Questions on Design Patterns and ETL Concepts
In large applications, you’ll often use more than one type of database. In fact, it’s possible to use PostgreSQL, MongoDB, and Redis all within just one application! One challenging problem is dealing with state changes between databases, which exposes the developer to issues of consistency. Consider the following scenario:
- A value in Database #1 is updated.
- That same value in Database #2 is kept the same (not updated).
- A query is run on Database #2.
Now, you’ve got yourself an inconsistent and outdated result! The results returned from the second database won’t reflect the updated value in the first one. This can happen with any two databases, but it’s especially common when the main database is a NoSQL database, and information is transformed into SQL for query purposes.
Databases may have background workers to tackle such problems. These workers extract data from one database, transform it in some way, and load it into the target database. When you’re converting from a NoSQL database to a SQL one, the Extract, transform, load (ETL) process takes the following steps:
- Extract: There is a MongoDB trigger whenever a record is created, updated, and so on. A callback function is called asynchronously on a separate thread.
- Transform: Parts of the record are extracted, normalized, and put into the correct data structure (or row) to be inserted into SQL.
- Load: The SQL database is updated in batches, or as a single record for high volume writes.
This workflow is quite common in financial, gaming, and reporting applications. In these cases, the constantly-changing schema requires a NoSQL database, but reporting, analysis, and aggregations require a SQL database.
Q8: ETL Challenges
There are several challenging concepts in ETL, including the following:
- Big data
- Stateful problems
- Asynchronous workers
- Type-matching
The list goes on! However, since the steps in the ETL process are well-defined and logical, the data and backend engineers will typically worry more about performance and availability rather than implementation.
If your application is writing thousands of records per second to MongoDB, then your ETL worker needs to keep up with transforming, loading, and delivering the data to the user in the requested form. Speed and latency can become an issue, so these workers are typically written in fast languages. You can use compiled code for the transform step to speed things up, as this part is usually CPU-bound.
Note: Multi-processing and separation of workers are other solutions that you might want to consider.
If you’re dealing with a lot of CPU-intensive functions, then you might want to check out Numba.

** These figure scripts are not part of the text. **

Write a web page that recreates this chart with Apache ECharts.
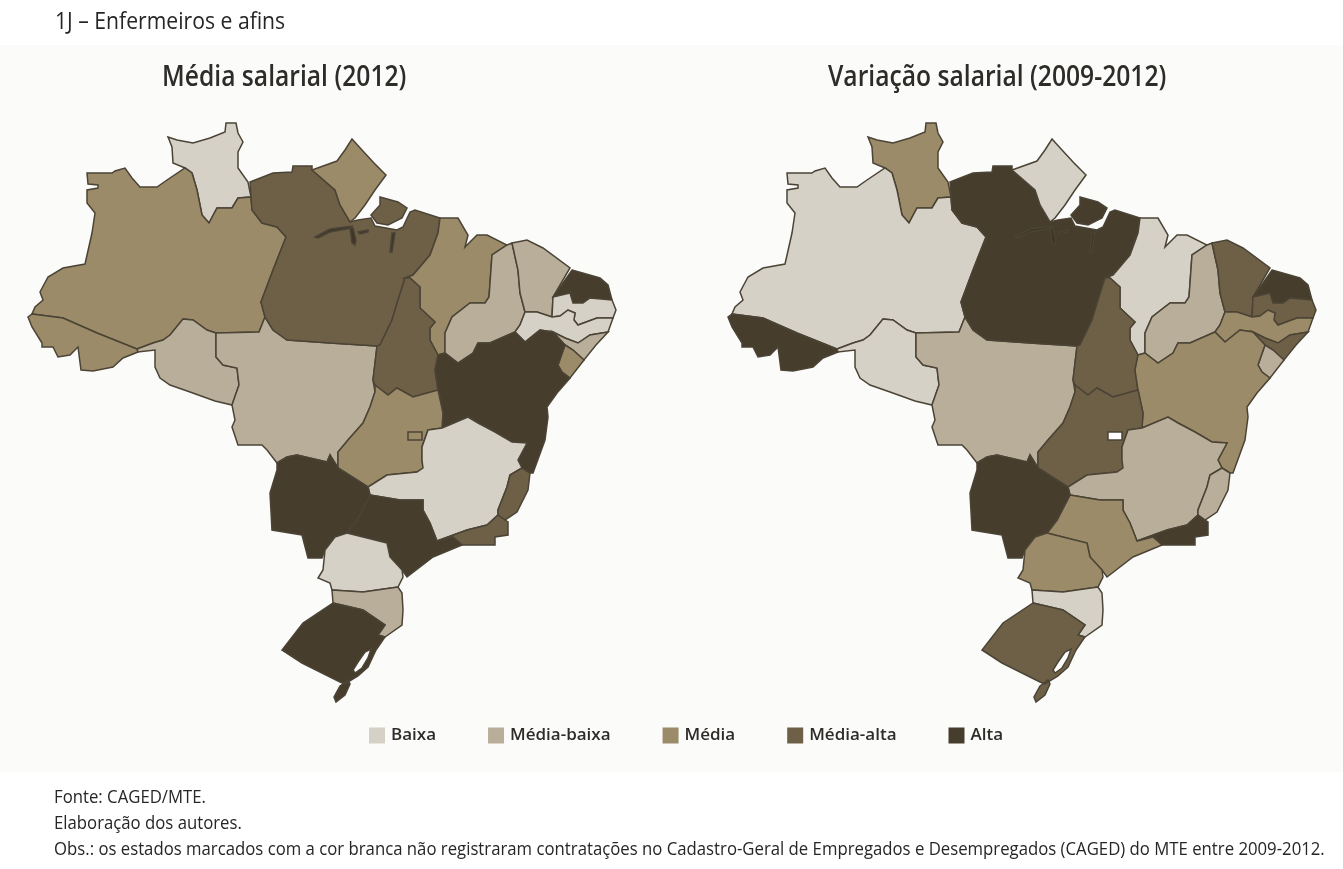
<!DOCTYPE html>
<html>
<head>
<meta charset="utf-8">
<title>1J – Enfermeiros e afins</title>
<script src="https://cdn.jsdelivr.net/npm/echarts@6/dist/echarts.min.js"></script>
<style>
html, body {margin:0; padding:0; background:#fff;}
#chart {width:1343px; height:869px;}
</style>
</head>
<body>
<div id="chart"></div>
<script>
// Categorias da legenda
const classLabels = ['Baixa', 'Média-baixa', 'Média', 'Média-alta', 'Alta'];
const classColors = ['#d6d1c6', '#b9ae9a', '#9b8b68', '#6e6046', '#473d2c'];

// Classe de cada estado: 1 = Baixa ... 5 = Alta, 0 = sem contratações (branco)
const stateNames  = ['RR','AM','AC','RO','MT','PA','AP','MA','TO','PI','CE','RN','PB','PE','AL','SE','BA','GO','DF','MG','ES','RJ','SP','MS','PR','SC','RS'];
const mediaSalarial =    [1,3,3,2,2,4,3,3,4,2,2,5,1,1,2,3,5,3,3,1,4,4,5,5,1,2,5];
const variacaoSalarial = [3,1,5,1,2,5,1,1,4,2,4,5,4,3,4,2,3,4,0,2,2,5,3,5,3,1,4];

// Contornos (mesma forma nos dois mapas)
const RR = [[168,137],[177,140],[193,143],[210,138],[225,132],[226,123],[236,123],[238,133],[243,142],[238,152],[238,168],[248,182],[251,197],[238,198],[232,208],[217,208],[209,223],[202,215],[197,190],[192,173],[185,168],[173,163],[172,147]];
const AM = [[87,173],[112,173],[115,171],[125,168],[132,178],[140,187],[157,187],[167,180],[185,168],[192,173],[197,190],[202,215],[209,223],[217,208],[232,208],[238,198],[251,197],[252,210],[262,223],[277,227],[286,237],[273,270],[261,302],[265,317],[259,332],[216,333],[207,330],[193,320],[183,319],[170,335],[163,340],[153,343],[137,349],[97,333],[63,318],[32,314],[35,307],[43,300],[40,292],[48,277],[63,268],[85,264],[92,233],[95,213],[87,203],[87,190],[98,188],[98,185],[88,184]];
const AC = [[32,314],[63,318],[97,333],[137,349],[138,352],[123,358],[113,367],[93,371],[81,370],[78,347],[70,355],[58,357],[53,347],[42,347],[42,343],[32,327],[28,317]];
const RO = [[183,319],[193,320],[207,330],[216,333],[216,357],[223,365],[237,368],[239,385],[232,405],[215,401],[190,392],[170,385],[160,378],[155,367],[155,350],[138,352],[137,349],[153,343],[163,340],[170,335]];
const MT = [[216,333],[259,332],[265,317],[273,330],[287,340],[330,343],[377,346],[373,380],[375,392],[370,407],[363,423],[348,440],[338,452],[338,468],[330,455],[327,462],[297,455],[287,457],[277,463],[267,450],[262,445],[238,445],[232,427],[235,420],[232,405],[239,385],[237,368],[223,365],[216,357]];
const PA = [[250,182],[273,173],[292,172],[293,166],[312,166],[312,170],[335,190],[340,205],[350,222],[358,220],[371,218],[375,226],[397,230],[403,227],[410,212],[415,210],[440,218],[438,233],[430,255],[413,275],[405,278],[398,300],[392,320],[380,345],[377,346],[330,343],[287,340],[273,330],[265,317],[261,302],[273,270],[286,237],[277,227],[262,223],[252,210],[251,197]];
const MARAJO = [[380,197],[398,202],[407,208],[402,218],[388,225],[377,223],[371,215],[380,205]];
const AP = [[312,170],[337,161],[345,150],[352,139],[362,150],[374,163],[386,175],[375,190],[365,205],[355,218],[350,222],[340,205],[335,190]];
const MA = [[440,218],[458,218],[468,235],[465,247],[477,235],[487,235],[507,245],[492,255],[489,297],[485,303],[470,303],[452,317],[445,333],[445,353],[438,355],[430,340],[430,328],[435,322],[420,308],[420,287],[410,278],[405,278],[413,275],[430,255],[438,233]];
const TO = [[405,278],[410,278],[420,287],[420,308],[435,322],[430,328],[430,340],[438,355],[435,370],[438,390],[413,397],[397,388],[388,395],[375,385],[373,380],[377,346],[380,345],[392,320],[398,300]];
const PI = [[507,245],[512,243],[518,270],[520,293],[525,312],[520,325],[515,332],[490,343],[478,343],[473,353],[458,363],[445,353],[445,333],[452,317],[470,303],[485,303],[489,297],[492,255]];
const CE = [[512,243],[527,240],[543,248],[570,268],[553,297],[552,317],[537,312],[525,312],[520,293],[518,270]];
const RN = [[572,270],[600,278],[608,285],[612,300],[590,298],[583,303],[573,303],[570,293],[553,297]];
const PB = [[553,297],[570,293],[573,303],[583,303],[590,298],[612,300],[616,310],[613,318],[597,318],[578,325],[574,320],[575,313],[568,310],[560,316],[552,317]];
const PE = [[525,312],[537,312],[552,317],[560,316],[568,310],[575,313],[574,320],[578,325],[597,318],[613,318],[608,332],[590,335],[578,343],[565,338],[553,332],[540,330],[525,342],[515,332],[520,325]];
const AL = [[553,332],[565,338],[578,343],[590,335],[608,332],[596,345],[584,360],[573,350],[565,345]];
const SE = [[565,345],[573,350],[584,360],[570,378],[562,372],[558,365]];
const BA = [[438,355],[445,353],[458,363],[473,353],[478,343],[490,343],[515,332],[525,342],[540,330],[553,332],[565,345],[558,365],[562,372],[570,378],[557,393],[552,400],[547,407],[548,417],[545,440],[533,473],[530,473],[522,468],[518,460],[527,443],[512,442],[495,432],[478,423],[468,417],[442,428],[443,413],[438,390],[435,370]];
const GO = [[375,385],[388,395],[397,388],[413,397],[438,390],[443,413],[442,428],[428,430],[422,447],[422,460],[423,468],[417,472],[387,475],[368,487],[338,468],[338,452],[348,440],[363,423],[370,407],[375,392]];
const DF = [[408,432],[422,432],[422,440],[408,440]];
const MG = [[442,428],[468,417],[478,423],[495,432],[512,442],[527,443],[518,460],[522,468],[510,475],[507,487],[498,510],[498,515],[487,525],[467,530],[437,541],[430,523],[423,510],[423,500],[400,500],[370,495],[368,487],[387,475],[417,472],[423,468],[422,460],[422,447],[428,430]];
const ES = [[522,468],[530,473],[528,490],[517,512],[505,520],[498,515],[498,510],[507,487],[510,475]];
const RJ = [[437,541],[467,530],[487,525],[498,515],[505,520],[508,522],[508,535],[495,537],[495,545],[462,545],[453,537]];
const SP = [[370,495],[400,500],[423,500],[423,510],[430,523],[437,541],[453,537],[462,545],[433,557],[407,577],[402,570],[390,557],[387,543],[347,533],[357,520]];
const MS = [[277,463],[287,457],[297,455],[327,462],[330,455],[338,468],[368,487],[370,495],[357,520],[347,533],[335,537],[325,550],[322,558],[308,558],[302,535],[272,530],[270,493],[277,470]];
const PR = [[335,537],[347,533],[387,543],[390,557],[402,570],[403,577],[398,587],[363,592],[332,590],[330,583],[318,578],[323,570],[325,550]];
const SC = [[332,590],[363,592],[398,587],[402,593],[403,610],[402,625],[385,637],[378,635],[385,625],[363,610],[333,603]];
const RS = [[333,603],[363,610],[385,625],[378,635],[385,637],[376,650],[368,667],[358,676],[345,684],[340,682],[302,663],[282,650],[303,623]];
// Furo da lagoa: sentido contrário ao do contorno do RS
const LAGOA = [[355,673],[362,668],[368,658],[371,649],[365,652],[358,662],[353,670]];
const RS_SUL = [[340,686],[348,680],[350,684],[345,695],[336,702],[334,697]];
// Canais na foz do Amazonas
const CANAL_A = [[315,237],[330,229],[352,226],[352,228],[330,232],[318,238]];
const CANAL_B = [[350,228],[353,228],[356,240],[355,245],[352,243]];
const CANAL_C = [[358,232],[368,230],[368,232],[360,234]];
const CANAL_D = [[392,233],[395,233],[392,252],[390,252]];

const stateShapes = {RR:[[RR]], AM:[[AM]], AC:[[AC]], RO:[[RO]], MT:[[MT]], PA:[[PA],[MARAJO]], AP:[[AP]], MA:[[MA]], TO:[[TO]], PI:[[PI]], CE:[[CE]], RN:[[RN]], PB:[[PB]], PE:[[PE]], AL:[[AL]], SE:[[SE]], BA:[[BA]], GO:[[GO]], MG:[[MG]], ES:[[ES]], RJ:[[RJ]], SP:[[SP]], MS:[[MS]], PR:[[PR]], SC:[[SC]], RS:[[RS,LAGOA],[RS_SUL]], DF:[[DF]]};
const channels = [CANAL_A, CANAL_B, CANAL_C, CANAL_D];

const toGeo = ring => ring.map(p => [p[0], -p[1]]).concat([[ring[0][0], -ring[0][1]]]);
let features = stateNames.slice().sort((a, b) => (a == 'DF') - (b == 'DF')).map(name => ({
    type:'Feature', properties:{name:name},
    geometry:{type:'MultiPolygon', coordinates:stateShapes[name].map(poly => poly.map(toGeo))}
}));
channels.forEach((c, i) => features.push({
    type:'Feature', properties:{name:'canal' + i},
    geometry:{type:'Polygon', coordinates:[toGeo(c)]}
}));
// Cada mapa precisa do seu nome, senão o ECharts junta as duas séries
echarts.registerMap('brasil2012', {type:'FeatureCollection', features:features});
echarts.registerMap('brasil2009', {type:'FeatureCollection', features:features});

const toData = values => stateNames.map((n, i) => ({name:n, value:values[i]}));
const mapSeries = (map, values, left) => ({
    type:'map', map:map, silent:true,
    aspectScale:1, left:left, top:123, width:588, height:579,
    label:{show:false},
    itemStyle:{areaColor:'#3f3626', borderColor:'#4b4436', borderWidth:1.5},
    emphasis:{disabled:true}, select:{disabled:true},
    data:toData(values)
});
const staticText = (text, x, y, size, weight, scaleX, color) => ({
    type:'text', x:x, y:y, scaleX:scaleX, silent:true,
    style:{text:text, fontFamily:'"Open Sans"', fontSize:size, fontWeight:weight, fill:color, textVerticalAlign:'middle'}
});

let chart = echarts.init(document.getElementById('chart'));
chart.setOption({
    backgroundColor:'#fff',
    animation:false,
    graphic:[
        {type:'rect', shape:{x:0, y:45, width:1343, height:727}, style:{fill:'#fbfbfa'}, z:-10, silent:true},
        staticText('1J – Enfermeiros e afins', 55, 22, 23, 400, 0.92, '#262626'),
        staticText('Média salarial (2012)', 162, 78, 29, 600, 0.85, '#2e2c29'),
        staticText('Variação salarial (2009-2012)', 828, 78, 29, 600, 0.85, '#2e2c29'),
        staticText('Fonte: CAGED/MTE.', 54, 798, 18, 400, 0.93, '#262626'),
        staticText('Elaboração dos autores.', 54, 824, 18, 400, 0.93, '#262626'),
        staticText('Obs.: os estados marcados com a cor branca não registraram contratações no Cadastro-Geral de Empregados e Desempregados (CAGED) do MTE entre 2009-2012.', 54, 850, 18, 400, 0.93, '#262626')
    ],
    visualMap:{
        type:'piecewise', orient:'horizontal', left:354, top:712,
        itemWidth:16, itemHeight:16, itemGap:52, textGap:6, itemSymbol:'rect',
        selectedMode:false, align:'left',
        textStyle:{fontFamily:'"Open Sans"', fontSize:17, fontWeight:600, color:'#2e2c29'},
        pieces:classLabels.map((label, i) => ({value:i + 1, label:label, color:classColors[i]})),
        outOfRange:{color:'#ffffff'}
    },
    series:[mapSeries('brasil2012', mediaSalarial, 28), mapSeries('brasil2009', variacaoSalarial, 728)]
});
</script>
</body>
</html>
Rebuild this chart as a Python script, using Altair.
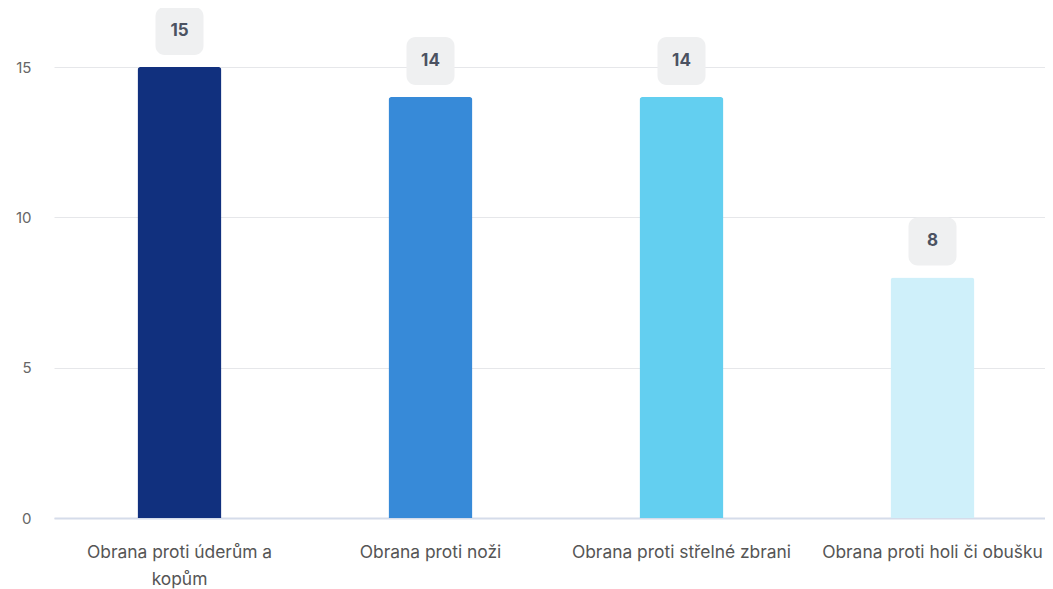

This library compiles functions to make them faster on execution. Best of all, this is easily implemented in Python, though there are some limitations on what functions can be used in these compiled functions.
Q9: Design Patterns in Big Data
Imagine Amazon needs to create a recommender system to suggest suitable products to users. The data science team needs data and lots of it! They go to you, the data engineer, and ask you to create a separate staging database warehouse. That’s where they’ll clean up and transform the data.
You might be shocked to receive such a request. When you have terabytes of data, you’ll need multiple machines to handle all of that information. A database aggregation function can be a very complex operation. How can you query, aggregate, and make use of relatively big data in an efficient way?
Apache had initially introduced MapReduce, which follows the map, shuffle, reduce workflow. The idea is to map different data on separate machines, also called clusters. Then, you can perform work on the data, grouped by a key, and finally, aggregate the data in the final stage.
This workflow is still used today, but it’s been fading recently in favor of Spark. The design pattern, however, forms the basis of most big data workflows and is a highly intriguing concept. You can read more on MapReduce at IBM Analytics.
Q10: Common Aspects of the ETL Process and Big Data Workflows
You might think this a rather odd question, but it’s simply a check of your computer science knowledge, as well as your overall design knowledge and experience.
Both workflows follow the Producer-Consumer pattern. A worker (the Producer) produces data of some kind and outputs it to a pipeline. This pipeline can take many forms, including network messages and triggers. After the Producer outputs the data, the Consumer consumes and makes use of it. These workers typically work in an asynchronous manner and are executed in separate processes.
You can liken the Producer to the extract and transform steps of the ETL process. Similarly, in big data, the mapper can be seen as the Producer, while the reducer is effectively the Consumer. This separation of concerns is extremely important and effective in the development and architecture design of applications.
Conclusion
Congratulations! You’ve covered a lot of ground and answered several data engineer interview questions. You now understand a bit more about the many different hats a data engineer can wear, as well as what your responsibilities are with respect to databases, design, and workflow.
Armed with this knowledge, you can now:
- Use Python with SQL, NoSQL, and cache databases
- Use Python in ETL and query applications
- Plan projects ahead of time, keeping design and workflow in mind
While interview questions can be varied, you’ve been exposed to multiple topics and learned to think outside the box in many different areas of computer science. Now you’re ready to have an awesome interview!